I think all the "official betting partner of the NFL" stuff is pretty crazy. And here in Washington, the tribal casinos were able to get legislation to do sports betting, and so all the tribal casinos now have sports books.

I think many people think that there is "skill" involved in gambling, which in some sense there is, while drinking a lot is just seen as a vice and a personal failing. I think we we see gambling moving towards a vice as it spreads.
posted by Windopaene at 10:59 AM on November 9, 2022



I think also that gambling facilities are purposefully exploiting gamblers and hoping they become addicted...

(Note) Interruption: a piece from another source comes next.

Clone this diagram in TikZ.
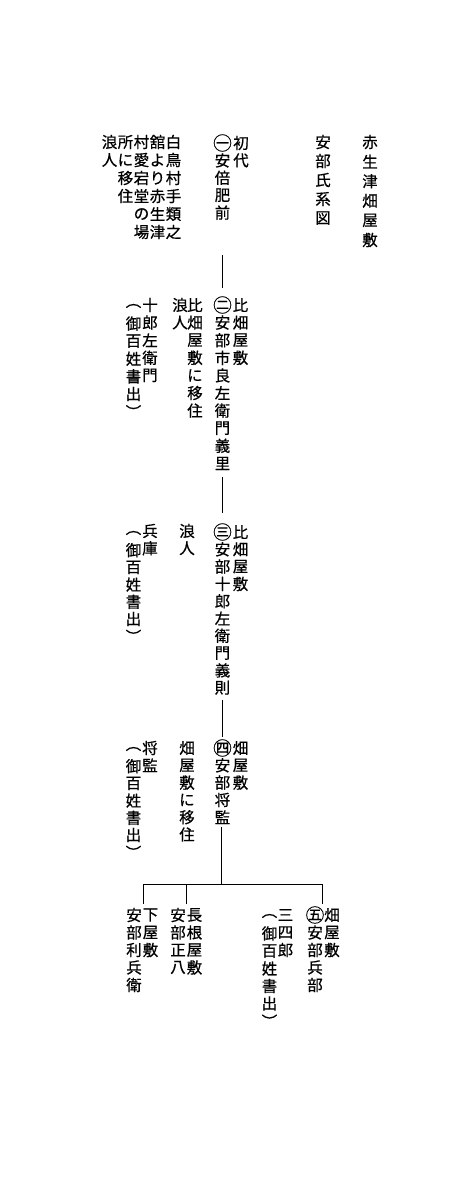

Actually, so are major corporate food industry giants who manipulate salt, sugar and fat palatability, not to mention tobacco companies, opioid producers, and others. I don't know how alcohol producers have talked about getting people just hooked enough to keep buying, but it wouldn't surprise me, and bartenders who have to deal with sloppy drunks are not the ones making the profits on alcohol.
posted by ojocaliente at 11:01 AM on November 9, 2022


Australia has the highest per capita losses on gambling of any country.

So from personal observation, problem gamblers are less likely to be identified or stigmatised - they are often model employees as they are keen to work to earn money, there are no hangovers, or physical manifestations of over-indulgence and there is nothing to show that the gambling losses were extreme. Also the amount of losses is effectively uncapped - you can lose hundreds, thousands, millions.

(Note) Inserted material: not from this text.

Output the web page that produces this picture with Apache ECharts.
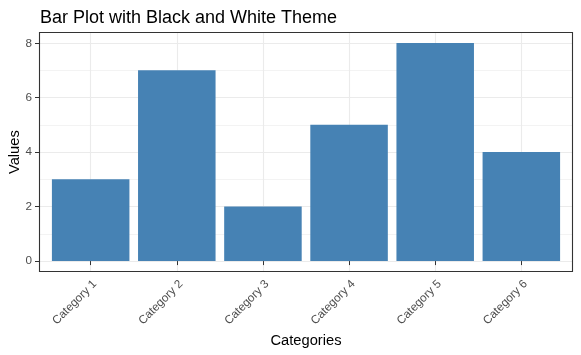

With alcohol there are physical limits - yes you can buy a $2,000 bottle of wine or whiskey - but even at that price you would be hard pressed to drink $20,000 worth.
posted by Barbara Spitzer at 2:39 PM on November 9, 2022


One thing that I haven't noticed anybody mention is that alcohol is, like, an ingredient and a consumable? All of us drink liquids to some extent, whether we drink alcohol or not. For people who do drink alcohol, there is a spectrum of enjoyment that starts at taste and continues down the line into intoxication.

Gambling, on the other hand, is just gambling? There's elements of hope and fun and excitement, but it's not a subset of something I do every day.